══ RECORDED DATA

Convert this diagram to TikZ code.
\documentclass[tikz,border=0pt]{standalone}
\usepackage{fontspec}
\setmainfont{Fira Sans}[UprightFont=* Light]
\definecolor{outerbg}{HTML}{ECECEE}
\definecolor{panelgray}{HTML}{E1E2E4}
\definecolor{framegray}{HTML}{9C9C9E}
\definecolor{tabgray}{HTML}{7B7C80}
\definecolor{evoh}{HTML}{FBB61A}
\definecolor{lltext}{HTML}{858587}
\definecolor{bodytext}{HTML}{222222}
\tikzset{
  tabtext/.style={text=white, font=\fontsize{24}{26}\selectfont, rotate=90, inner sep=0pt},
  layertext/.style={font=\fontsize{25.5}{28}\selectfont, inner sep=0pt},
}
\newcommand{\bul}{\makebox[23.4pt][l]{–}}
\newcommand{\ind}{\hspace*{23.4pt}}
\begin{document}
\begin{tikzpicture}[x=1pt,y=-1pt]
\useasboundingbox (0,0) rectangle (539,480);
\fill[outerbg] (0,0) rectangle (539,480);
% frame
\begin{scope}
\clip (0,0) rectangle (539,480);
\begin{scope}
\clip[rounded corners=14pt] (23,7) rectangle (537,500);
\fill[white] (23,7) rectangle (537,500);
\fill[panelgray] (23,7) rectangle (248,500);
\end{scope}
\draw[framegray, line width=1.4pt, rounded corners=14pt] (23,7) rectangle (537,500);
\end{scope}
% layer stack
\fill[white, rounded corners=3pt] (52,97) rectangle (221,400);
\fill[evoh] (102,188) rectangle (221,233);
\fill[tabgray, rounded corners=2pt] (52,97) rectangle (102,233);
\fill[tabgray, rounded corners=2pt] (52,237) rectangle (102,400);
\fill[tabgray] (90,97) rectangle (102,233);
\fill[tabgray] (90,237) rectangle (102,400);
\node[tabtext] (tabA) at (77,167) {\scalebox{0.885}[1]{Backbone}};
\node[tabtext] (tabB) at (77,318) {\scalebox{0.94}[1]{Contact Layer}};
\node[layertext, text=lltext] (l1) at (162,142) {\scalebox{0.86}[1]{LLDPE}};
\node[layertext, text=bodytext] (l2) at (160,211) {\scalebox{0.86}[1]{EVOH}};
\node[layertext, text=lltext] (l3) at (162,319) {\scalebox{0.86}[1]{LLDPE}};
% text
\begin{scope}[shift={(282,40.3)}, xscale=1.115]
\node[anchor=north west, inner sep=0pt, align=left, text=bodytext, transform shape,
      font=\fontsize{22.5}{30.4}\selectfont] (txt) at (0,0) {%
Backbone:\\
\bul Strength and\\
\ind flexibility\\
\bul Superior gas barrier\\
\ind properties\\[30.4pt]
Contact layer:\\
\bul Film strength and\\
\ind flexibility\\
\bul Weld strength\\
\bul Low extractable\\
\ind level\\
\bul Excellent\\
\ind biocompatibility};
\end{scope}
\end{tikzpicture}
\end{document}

════

* **TASK DETAILS**:
Without changing a word, restate the whole listing.

* **FINAL RESULT**:
Convert this diagram to TikZ code.
\documentclass[tikz,border=0pt]{standalone}
\usepackage{fontspec}
\setmainfont{Fira Sans}[UprightFont=* Light]
\definecolor{outerbg}{HTML}{ECECEE}
\definecolor{panelgray}{HTML}{E1E2E4}
\definecolor{framegray}{HTML}{9C9C9E}
\definecolor{tabgray}{HTML}{7B7C80}
\definecolor{evoh}{HTML}{FBB61A}
\definecolor{lltext}{HTML}{858587}
\definecolor{bodytext}{HTML}{222222}
\tikzset{
  tabtext/.style={text=white, font=\fontsize{24}{26}\selectfont, rotate=90, inner sep=0pt},
  layertext/.style={font=\fontsize{25.5}{28}\selectfont, inner sep=0pt},
}
\newcommand{\bul}{\makebox[23.4pt][l]{–}}
\newcommand{\ind}{\hspace*{23.4pt}}
\begin{document}
\begin{tikzpicture}[x=1pt,y=-1pt]
\useasboundingbox (0,0) rectangle (539,480);
\fill[outerbg] (0,0) rectangle (539,480);
% frame
\begin{scope}
\clip (0,0) rectangle (539,480);
\begin{scope}
\clip[rounded corners=14pt] (23,7) rectangle (537,500);
\fill[white] (23,7) rectangle (537,500);
\fill[panelgray] (23,7) rectangle (248,500);
\end{scope}
\draw[framegray, line width=1.4pt, rounded corners=14pt] (23,7) rectangle (537,500);
\end{scope}
% layer stack
\fill[white, rounded corners=3pt] (52,97) rectangle (221,400);
\fill[evoh] (102,188) rectangle (221,233);
\fill[tabgray, rounded corners=2pt] (52,97) rectangle (102,233);
\fill[tabgray, rounded corners=2pt] (52,237) rectangle (102,400);
\fill[tabgray] (90,97) rectangle (102,233);
\fill[tabgray] (90,237) rectangle (102,400);
\node[tabtext] (tabA) at (77,167) {\scalebox{0.885}[1]{Backbone}};
\node[tabtext] (tabB) at (77,318) {\scalebox{0.94}[1]{Contact Layer}};
\node[layertext, text=lltext] (l1) at (162,142) {\scalebox{0.86}[1]{LLDPE}};
\node[layertext, text=bodytext] (l2) at (160,211) {\scalebox{0.86}[1]{EVOH}};
\node[layertext, text=lltext] (l3) at (162,319) {\scalebox{0.86}[1]{LLDPE}};
% text
\begin{scope}[shift={(282,40.3)}, xscale=1.115]
\node[anchor=north west, inner sep=0pt, align=left, text=bodytext, transform shape,
      font=\fontsize{22.5}{30.4}\selectfont] (txt) at (0,0) {%
Backbone:\\
\bul Strength and\\
\ind flexibility\\
\bul Superior gas barrier\\
\ind properties\\[30.4pt]
Contact layer:\\
\bul Film strength and\\
\ind flexibility\\
\bul Weld strength\\
\bul Low extractable\\
\ind level\\
\bul Excellent\\
\ind biocompatibility};
\end{scope}
\end{tikzpicture}
\end{document}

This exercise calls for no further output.